■ **A run of records**:
★ ★ ★ ★ ★

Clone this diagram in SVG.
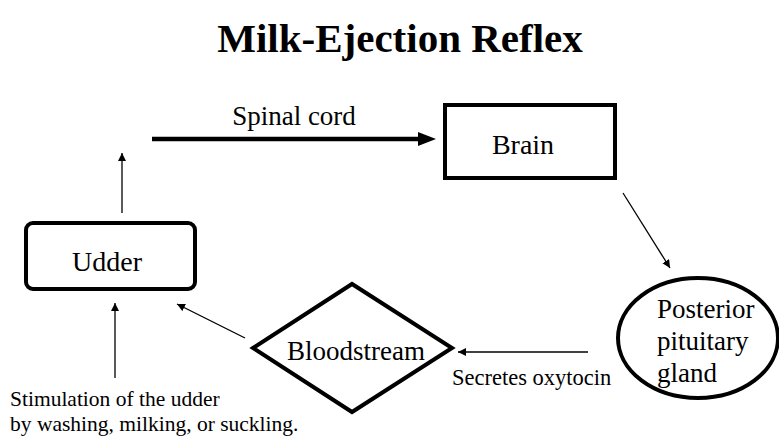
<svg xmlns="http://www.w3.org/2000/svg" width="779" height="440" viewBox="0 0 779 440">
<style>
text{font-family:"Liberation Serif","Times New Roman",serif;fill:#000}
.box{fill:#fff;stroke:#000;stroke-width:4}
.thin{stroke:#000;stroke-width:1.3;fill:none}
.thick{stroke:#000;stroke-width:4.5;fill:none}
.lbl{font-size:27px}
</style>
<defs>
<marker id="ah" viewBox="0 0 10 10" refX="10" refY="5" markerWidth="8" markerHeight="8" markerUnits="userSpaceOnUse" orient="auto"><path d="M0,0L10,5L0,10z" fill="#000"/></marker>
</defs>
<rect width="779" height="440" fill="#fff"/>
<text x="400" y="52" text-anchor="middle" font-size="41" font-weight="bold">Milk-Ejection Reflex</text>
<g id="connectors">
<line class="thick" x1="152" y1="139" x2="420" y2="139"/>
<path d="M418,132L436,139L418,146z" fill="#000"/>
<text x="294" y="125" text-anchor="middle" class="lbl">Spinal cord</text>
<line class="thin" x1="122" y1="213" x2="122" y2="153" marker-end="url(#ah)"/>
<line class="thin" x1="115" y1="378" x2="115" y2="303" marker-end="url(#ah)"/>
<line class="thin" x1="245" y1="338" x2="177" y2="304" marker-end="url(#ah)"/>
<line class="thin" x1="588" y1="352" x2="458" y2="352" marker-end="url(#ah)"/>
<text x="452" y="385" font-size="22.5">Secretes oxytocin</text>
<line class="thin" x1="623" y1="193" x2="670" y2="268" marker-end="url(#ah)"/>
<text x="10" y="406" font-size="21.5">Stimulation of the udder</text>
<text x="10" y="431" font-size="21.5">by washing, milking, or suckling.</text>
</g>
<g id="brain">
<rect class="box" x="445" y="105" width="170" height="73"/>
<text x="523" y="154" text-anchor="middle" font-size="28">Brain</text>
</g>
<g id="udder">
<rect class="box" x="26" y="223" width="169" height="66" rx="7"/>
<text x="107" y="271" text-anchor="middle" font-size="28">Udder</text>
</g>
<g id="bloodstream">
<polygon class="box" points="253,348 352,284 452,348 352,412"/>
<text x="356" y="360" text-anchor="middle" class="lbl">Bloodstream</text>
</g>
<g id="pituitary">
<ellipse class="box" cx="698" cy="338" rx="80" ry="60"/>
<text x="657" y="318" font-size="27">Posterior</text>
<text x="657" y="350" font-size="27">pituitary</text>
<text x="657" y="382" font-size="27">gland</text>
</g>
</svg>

★ ★ ★ ★ ★

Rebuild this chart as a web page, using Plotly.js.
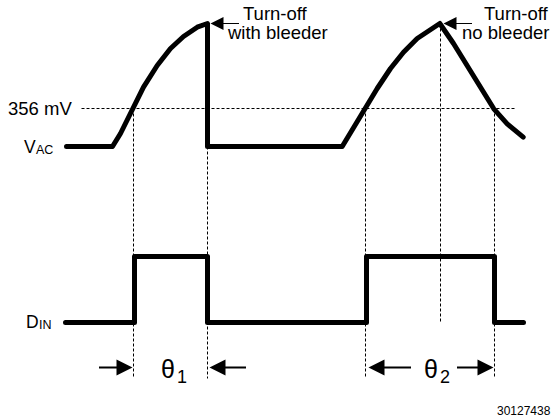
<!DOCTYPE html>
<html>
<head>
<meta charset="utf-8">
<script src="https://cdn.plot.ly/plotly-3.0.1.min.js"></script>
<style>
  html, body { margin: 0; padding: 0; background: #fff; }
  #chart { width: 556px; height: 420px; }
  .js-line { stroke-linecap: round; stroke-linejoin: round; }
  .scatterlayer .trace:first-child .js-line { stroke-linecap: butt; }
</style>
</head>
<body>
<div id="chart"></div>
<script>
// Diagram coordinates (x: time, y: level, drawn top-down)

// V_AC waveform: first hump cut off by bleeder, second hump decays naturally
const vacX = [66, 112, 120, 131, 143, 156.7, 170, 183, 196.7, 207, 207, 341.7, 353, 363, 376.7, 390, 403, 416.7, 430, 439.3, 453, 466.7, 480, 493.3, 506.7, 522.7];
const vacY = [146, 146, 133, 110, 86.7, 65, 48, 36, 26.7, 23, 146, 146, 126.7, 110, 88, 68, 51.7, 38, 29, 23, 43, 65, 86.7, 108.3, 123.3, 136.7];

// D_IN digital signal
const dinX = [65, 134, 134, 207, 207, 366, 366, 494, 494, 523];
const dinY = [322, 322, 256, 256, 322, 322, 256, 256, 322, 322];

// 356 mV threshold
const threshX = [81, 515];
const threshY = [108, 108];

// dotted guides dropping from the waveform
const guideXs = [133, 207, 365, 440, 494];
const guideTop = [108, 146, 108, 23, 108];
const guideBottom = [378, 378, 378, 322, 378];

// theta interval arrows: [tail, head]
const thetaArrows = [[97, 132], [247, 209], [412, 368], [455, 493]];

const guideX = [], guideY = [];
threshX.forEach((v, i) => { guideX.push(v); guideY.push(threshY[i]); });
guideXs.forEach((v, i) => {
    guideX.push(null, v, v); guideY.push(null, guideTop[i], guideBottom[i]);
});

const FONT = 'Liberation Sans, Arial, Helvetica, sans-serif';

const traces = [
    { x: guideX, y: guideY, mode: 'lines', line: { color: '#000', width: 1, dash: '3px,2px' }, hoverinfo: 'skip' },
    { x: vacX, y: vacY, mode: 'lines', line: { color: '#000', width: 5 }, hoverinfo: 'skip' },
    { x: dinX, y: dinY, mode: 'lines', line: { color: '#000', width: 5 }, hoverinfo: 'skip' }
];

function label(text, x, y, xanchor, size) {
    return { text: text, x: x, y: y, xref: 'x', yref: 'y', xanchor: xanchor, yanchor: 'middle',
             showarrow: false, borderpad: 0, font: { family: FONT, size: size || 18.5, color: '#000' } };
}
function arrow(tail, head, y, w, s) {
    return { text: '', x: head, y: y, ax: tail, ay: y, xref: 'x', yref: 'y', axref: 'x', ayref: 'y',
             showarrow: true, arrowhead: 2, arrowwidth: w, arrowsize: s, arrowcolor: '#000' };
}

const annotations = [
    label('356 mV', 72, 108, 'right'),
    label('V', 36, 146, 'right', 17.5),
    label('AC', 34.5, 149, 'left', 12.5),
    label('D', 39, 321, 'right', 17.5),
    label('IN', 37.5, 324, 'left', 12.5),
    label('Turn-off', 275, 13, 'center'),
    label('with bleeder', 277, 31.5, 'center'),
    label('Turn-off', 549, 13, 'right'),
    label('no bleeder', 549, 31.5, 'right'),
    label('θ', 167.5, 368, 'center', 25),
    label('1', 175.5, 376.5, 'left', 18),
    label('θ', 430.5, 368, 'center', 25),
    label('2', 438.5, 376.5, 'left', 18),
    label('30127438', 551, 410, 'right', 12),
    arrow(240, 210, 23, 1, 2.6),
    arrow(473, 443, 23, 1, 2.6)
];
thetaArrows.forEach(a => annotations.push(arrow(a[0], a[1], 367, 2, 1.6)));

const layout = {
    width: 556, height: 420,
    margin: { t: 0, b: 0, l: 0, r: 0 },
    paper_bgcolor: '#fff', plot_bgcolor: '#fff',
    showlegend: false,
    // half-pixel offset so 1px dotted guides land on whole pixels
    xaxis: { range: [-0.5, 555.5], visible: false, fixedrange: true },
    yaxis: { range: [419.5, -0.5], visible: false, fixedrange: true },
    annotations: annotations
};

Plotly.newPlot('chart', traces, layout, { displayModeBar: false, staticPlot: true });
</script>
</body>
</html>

★ ★ ★ ★ ★

■ **THE EXERCISE**: Do not include pictures. Give again exactly the lines starting at the one with "Rebuild this chart" and ending at the one with "256, 322, 322];", both included.

■ **RESULT FOR THIS EXERCISE**:
Rebuild this chart as a web page, using Plotly.js.
<!DOCTYPE html>
<html>
<head>
<meta charset="utf-8">
<script src="https://cdn.plot.ly/plotly-3.0.1.min.js"></script>
<style>
  html, body { margin: 0; padding: 0; background: #fff; }
  #chart { width: 556px; height: 420px; }
  .js-line { stroke-linecap: round; stroke-linejoin: round; }
  .scatterlayer .trace:first-child .js-line { stroke-linecap: butt; }
</style>
</head>
<body>
<div id="chart"></div>
<script>
// Diagram coordinates (x: time, y: level, drawn top-down)

// V_AC waveform: first hump cut off by bleeder, second hump decays naturally
const vacX = [66, 112, 120, 131, 143, 156.7, 170, 183, 196.7, 207, 207, 341.7, 353, 363, 376.7, 390, 403, 416.7, 430, 439.3, 453, 466.7, 480, 493.3, 506.7, 522.7];
const vacY = [146, 146, 133, 110, 86.7, 65, 48, 36, 26.7, 23, 146, 146, 126.7, 110, 88, 68, 51.7, 38, 29, 23, 43, 65, 86.7, 108.3, 123.3, 136.7];

// D_IN digital signal
const dinX = [65, 134, 134, 207, 207, 366, 366, 494, 494, 523];
const dinY = [322, 322, 256, 256, 322, 322, 256, 256, 322, 322];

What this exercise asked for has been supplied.